══ Excerpted data ══

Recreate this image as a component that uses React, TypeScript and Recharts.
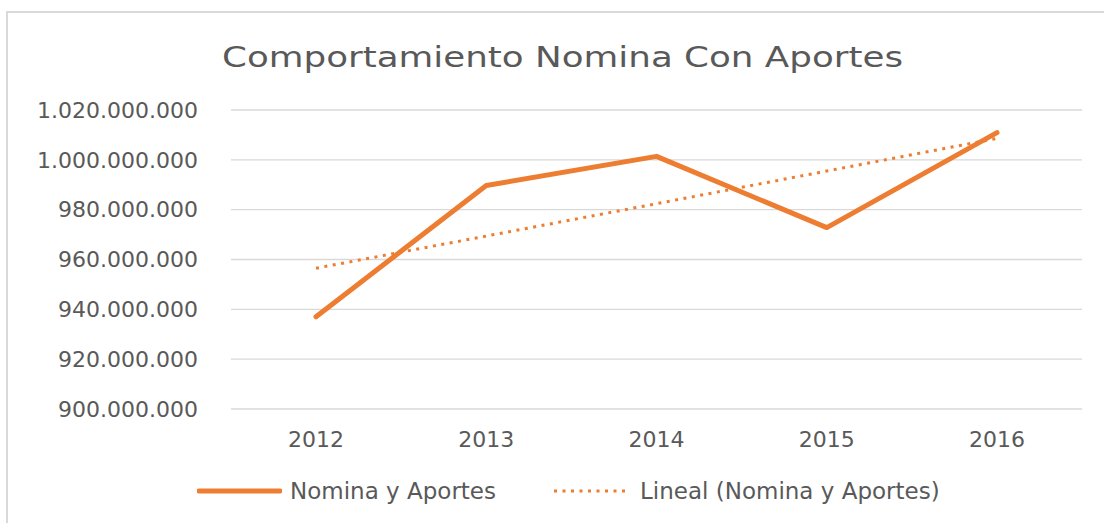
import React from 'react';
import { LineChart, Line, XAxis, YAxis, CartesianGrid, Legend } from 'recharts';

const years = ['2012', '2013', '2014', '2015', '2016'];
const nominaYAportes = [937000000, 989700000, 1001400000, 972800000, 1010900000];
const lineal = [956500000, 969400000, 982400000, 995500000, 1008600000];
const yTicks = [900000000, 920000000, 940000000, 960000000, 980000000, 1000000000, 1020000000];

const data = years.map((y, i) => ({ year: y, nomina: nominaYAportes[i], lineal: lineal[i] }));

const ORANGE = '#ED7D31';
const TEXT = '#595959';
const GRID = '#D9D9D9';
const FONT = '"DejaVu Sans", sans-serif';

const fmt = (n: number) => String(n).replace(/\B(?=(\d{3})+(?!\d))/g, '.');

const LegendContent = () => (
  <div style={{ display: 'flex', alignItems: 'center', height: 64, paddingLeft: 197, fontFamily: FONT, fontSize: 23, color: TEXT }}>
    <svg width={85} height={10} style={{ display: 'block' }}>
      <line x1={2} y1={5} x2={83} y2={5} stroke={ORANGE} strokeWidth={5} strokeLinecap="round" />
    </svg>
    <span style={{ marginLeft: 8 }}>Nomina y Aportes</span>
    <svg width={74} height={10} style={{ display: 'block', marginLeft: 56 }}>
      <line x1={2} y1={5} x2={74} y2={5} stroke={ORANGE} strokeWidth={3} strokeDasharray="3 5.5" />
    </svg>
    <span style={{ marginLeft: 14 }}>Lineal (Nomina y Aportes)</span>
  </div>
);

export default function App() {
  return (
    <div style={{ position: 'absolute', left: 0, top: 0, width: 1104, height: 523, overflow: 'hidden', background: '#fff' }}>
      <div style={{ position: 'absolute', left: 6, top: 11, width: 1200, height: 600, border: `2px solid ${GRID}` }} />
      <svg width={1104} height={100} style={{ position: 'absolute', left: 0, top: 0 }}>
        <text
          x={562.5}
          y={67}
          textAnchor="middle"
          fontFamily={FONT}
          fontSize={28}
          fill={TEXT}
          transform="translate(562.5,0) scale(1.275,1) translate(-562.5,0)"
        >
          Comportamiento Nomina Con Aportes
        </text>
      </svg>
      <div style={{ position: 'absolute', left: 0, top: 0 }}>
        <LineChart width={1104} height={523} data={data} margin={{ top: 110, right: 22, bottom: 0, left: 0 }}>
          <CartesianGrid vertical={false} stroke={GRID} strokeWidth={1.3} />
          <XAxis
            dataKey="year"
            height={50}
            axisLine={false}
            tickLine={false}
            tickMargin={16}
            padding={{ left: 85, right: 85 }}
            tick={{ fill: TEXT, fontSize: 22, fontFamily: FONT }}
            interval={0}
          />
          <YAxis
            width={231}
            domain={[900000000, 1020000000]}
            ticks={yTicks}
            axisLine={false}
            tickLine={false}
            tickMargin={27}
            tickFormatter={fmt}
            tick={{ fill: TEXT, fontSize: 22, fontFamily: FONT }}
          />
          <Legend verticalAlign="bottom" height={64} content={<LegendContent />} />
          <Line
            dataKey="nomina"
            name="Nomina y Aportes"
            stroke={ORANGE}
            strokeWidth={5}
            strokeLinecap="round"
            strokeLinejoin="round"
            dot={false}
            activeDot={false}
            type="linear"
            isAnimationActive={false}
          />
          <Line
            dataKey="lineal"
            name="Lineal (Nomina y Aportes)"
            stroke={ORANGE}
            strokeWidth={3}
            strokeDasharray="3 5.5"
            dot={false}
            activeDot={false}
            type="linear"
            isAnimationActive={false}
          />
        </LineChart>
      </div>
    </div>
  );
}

═══
══ Excerpted data ══

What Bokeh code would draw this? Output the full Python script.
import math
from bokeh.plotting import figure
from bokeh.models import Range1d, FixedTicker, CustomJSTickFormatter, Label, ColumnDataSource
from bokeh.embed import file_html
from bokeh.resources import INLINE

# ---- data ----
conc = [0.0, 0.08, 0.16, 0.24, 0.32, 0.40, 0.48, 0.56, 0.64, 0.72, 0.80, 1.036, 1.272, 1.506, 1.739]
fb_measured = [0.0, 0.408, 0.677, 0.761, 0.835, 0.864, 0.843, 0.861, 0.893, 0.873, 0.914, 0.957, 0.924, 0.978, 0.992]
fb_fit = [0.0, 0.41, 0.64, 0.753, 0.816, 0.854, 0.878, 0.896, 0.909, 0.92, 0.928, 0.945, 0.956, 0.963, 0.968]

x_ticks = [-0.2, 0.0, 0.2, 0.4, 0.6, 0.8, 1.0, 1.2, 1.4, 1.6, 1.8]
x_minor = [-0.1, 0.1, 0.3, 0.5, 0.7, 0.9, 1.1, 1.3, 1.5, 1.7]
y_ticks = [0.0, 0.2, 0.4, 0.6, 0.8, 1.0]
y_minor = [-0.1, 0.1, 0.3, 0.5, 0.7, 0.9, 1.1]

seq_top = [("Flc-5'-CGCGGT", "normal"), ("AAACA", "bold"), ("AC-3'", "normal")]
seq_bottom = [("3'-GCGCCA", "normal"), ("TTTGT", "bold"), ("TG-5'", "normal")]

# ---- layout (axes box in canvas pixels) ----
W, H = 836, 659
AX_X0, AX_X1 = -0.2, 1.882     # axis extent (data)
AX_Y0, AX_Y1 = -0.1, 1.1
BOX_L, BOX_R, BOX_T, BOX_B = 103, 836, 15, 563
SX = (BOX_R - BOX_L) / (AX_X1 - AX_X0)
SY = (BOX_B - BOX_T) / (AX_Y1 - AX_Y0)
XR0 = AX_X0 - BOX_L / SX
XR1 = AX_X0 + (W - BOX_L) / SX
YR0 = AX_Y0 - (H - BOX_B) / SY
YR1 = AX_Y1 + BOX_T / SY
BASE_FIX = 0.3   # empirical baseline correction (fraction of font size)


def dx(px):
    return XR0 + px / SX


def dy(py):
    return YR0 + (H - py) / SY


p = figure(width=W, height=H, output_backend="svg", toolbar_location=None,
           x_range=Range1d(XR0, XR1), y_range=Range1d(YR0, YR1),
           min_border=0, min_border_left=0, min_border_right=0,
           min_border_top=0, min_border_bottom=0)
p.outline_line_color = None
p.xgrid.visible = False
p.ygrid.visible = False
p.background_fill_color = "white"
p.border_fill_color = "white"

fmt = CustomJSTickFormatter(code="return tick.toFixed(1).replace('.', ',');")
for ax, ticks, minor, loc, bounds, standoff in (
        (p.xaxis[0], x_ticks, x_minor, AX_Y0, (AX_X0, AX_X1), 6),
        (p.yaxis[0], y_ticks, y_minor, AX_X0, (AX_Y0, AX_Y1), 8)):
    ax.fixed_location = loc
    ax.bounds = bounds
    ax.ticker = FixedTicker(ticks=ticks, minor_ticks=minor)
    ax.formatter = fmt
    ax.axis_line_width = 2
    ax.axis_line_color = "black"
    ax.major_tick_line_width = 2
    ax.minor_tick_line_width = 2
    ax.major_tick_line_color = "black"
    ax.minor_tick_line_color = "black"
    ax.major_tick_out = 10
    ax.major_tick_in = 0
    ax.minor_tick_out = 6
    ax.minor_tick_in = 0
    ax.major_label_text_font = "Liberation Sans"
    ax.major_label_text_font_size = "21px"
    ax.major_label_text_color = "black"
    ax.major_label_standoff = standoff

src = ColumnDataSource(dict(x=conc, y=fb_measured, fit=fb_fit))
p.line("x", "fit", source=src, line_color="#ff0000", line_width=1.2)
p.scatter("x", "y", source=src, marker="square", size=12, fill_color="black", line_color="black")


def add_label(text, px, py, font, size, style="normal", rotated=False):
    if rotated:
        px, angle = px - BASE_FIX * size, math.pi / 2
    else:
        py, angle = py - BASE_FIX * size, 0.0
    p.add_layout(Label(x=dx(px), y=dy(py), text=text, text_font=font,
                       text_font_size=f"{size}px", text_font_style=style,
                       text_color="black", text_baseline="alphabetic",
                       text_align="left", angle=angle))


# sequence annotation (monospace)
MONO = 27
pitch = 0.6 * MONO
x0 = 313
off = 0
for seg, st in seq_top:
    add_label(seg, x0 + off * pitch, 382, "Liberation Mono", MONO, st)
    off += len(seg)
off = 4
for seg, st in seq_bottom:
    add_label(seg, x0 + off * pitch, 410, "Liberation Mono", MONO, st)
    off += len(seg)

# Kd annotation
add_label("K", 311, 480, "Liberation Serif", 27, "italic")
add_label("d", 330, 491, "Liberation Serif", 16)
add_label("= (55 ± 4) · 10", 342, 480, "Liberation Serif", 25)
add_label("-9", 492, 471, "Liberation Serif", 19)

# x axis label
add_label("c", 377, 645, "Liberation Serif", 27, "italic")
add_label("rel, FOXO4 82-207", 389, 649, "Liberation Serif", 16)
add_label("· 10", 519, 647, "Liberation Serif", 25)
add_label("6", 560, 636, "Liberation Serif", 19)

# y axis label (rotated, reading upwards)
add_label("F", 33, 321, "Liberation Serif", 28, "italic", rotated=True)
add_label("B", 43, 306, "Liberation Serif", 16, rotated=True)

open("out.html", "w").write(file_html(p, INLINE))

═══
══ Excerpted data ══

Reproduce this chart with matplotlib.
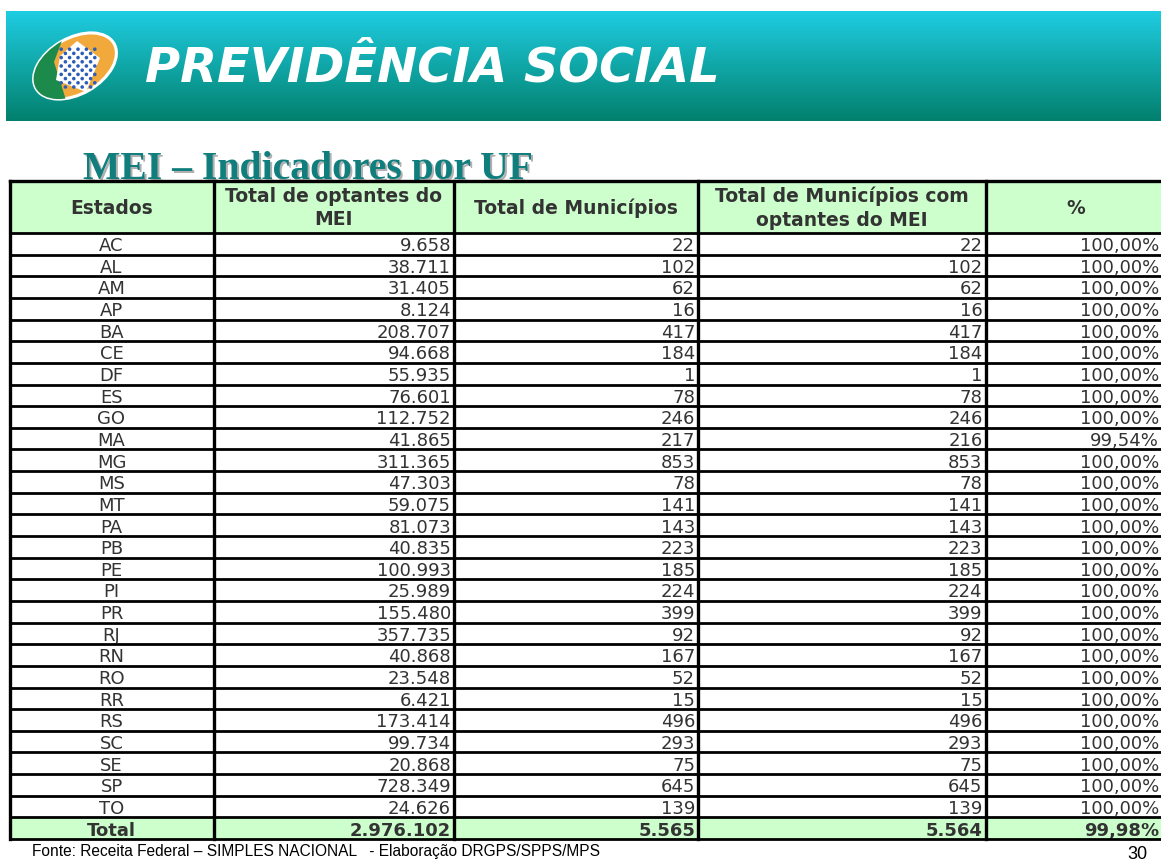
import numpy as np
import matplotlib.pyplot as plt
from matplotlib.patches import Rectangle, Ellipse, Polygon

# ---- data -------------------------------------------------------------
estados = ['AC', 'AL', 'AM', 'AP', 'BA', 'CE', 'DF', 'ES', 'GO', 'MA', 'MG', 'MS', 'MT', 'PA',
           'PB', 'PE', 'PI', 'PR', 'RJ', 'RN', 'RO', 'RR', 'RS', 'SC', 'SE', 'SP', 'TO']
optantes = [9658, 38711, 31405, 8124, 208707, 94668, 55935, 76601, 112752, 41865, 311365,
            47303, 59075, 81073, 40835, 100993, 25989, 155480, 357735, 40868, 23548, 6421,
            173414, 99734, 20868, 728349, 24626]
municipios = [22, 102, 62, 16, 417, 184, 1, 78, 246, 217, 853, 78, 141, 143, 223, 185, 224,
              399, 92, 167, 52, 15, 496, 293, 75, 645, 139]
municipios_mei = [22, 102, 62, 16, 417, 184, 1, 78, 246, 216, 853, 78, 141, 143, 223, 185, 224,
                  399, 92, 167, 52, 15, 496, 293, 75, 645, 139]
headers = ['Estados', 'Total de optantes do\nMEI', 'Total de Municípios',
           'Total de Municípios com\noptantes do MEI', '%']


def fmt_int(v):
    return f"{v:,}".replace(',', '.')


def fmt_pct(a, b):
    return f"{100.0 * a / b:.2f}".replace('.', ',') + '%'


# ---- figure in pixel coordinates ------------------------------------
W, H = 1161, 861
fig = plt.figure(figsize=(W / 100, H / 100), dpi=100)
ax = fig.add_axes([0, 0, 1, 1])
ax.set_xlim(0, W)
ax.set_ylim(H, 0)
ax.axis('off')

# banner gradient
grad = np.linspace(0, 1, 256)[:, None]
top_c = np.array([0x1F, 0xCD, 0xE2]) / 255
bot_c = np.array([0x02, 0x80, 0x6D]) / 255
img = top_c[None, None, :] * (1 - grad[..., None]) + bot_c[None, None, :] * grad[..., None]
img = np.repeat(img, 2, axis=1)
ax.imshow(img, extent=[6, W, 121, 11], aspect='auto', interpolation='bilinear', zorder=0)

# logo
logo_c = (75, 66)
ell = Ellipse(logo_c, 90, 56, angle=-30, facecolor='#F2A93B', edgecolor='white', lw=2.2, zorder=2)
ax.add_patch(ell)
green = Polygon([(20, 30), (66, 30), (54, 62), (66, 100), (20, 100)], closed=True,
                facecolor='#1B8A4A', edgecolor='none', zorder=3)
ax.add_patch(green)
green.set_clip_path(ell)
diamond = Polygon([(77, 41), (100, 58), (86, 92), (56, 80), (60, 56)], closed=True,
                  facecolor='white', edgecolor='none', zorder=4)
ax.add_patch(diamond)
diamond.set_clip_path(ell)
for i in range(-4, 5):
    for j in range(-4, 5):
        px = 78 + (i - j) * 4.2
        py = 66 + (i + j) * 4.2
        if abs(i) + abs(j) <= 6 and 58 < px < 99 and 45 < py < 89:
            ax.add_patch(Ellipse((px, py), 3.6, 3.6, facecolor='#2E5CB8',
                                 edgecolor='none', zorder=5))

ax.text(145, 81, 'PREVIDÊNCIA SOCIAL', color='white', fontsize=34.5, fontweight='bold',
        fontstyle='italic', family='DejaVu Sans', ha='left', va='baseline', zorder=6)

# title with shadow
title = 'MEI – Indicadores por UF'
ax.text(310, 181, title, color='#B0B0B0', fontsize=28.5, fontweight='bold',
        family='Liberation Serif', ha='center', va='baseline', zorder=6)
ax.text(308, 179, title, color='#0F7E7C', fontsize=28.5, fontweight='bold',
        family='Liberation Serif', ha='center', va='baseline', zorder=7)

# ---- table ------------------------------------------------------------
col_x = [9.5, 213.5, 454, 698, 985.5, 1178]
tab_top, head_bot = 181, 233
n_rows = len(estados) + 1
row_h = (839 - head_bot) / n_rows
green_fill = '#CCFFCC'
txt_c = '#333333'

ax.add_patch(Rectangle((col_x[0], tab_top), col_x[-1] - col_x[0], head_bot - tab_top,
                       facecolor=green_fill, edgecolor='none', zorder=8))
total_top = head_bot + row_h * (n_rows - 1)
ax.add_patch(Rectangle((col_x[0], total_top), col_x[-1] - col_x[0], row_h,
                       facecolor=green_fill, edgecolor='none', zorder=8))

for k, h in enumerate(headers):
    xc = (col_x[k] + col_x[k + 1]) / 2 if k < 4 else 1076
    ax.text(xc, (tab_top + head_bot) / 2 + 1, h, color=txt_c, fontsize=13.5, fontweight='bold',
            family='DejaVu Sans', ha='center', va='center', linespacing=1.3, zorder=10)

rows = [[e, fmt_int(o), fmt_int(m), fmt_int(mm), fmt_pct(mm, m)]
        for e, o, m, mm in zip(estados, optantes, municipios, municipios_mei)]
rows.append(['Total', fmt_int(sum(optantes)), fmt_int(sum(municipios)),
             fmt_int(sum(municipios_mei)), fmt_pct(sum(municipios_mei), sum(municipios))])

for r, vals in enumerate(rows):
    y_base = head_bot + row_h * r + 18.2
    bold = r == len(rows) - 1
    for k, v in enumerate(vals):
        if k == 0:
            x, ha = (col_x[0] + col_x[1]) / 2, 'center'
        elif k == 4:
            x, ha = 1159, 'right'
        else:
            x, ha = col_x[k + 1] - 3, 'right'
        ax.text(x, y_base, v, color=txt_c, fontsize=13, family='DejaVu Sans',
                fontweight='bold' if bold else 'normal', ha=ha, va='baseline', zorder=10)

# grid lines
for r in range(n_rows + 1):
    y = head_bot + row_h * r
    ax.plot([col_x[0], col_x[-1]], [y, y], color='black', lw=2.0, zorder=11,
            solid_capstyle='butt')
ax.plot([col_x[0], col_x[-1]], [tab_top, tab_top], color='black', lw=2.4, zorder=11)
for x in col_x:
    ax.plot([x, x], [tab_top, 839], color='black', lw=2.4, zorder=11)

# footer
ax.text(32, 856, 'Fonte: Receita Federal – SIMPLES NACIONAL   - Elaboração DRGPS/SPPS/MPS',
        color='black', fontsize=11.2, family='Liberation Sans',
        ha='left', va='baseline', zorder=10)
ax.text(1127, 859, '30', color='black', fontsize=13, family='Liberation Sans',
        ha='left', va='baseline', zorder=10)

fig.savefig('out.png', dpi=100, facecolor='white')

═══

Aim of the exercise>
Out of the records above, set down only the lines from the one that contains "Reproduce this chart with matplotlib." through the one that contains "from matplotlib.patches import", unchanged and without the pictures.

Answer to this exercise>
Reproduce this chart with matplotlib.
import numpy as np
import matplotlib.pyplot as plt
from matplotlib.patches import Rectangle, Ellipse, Polygon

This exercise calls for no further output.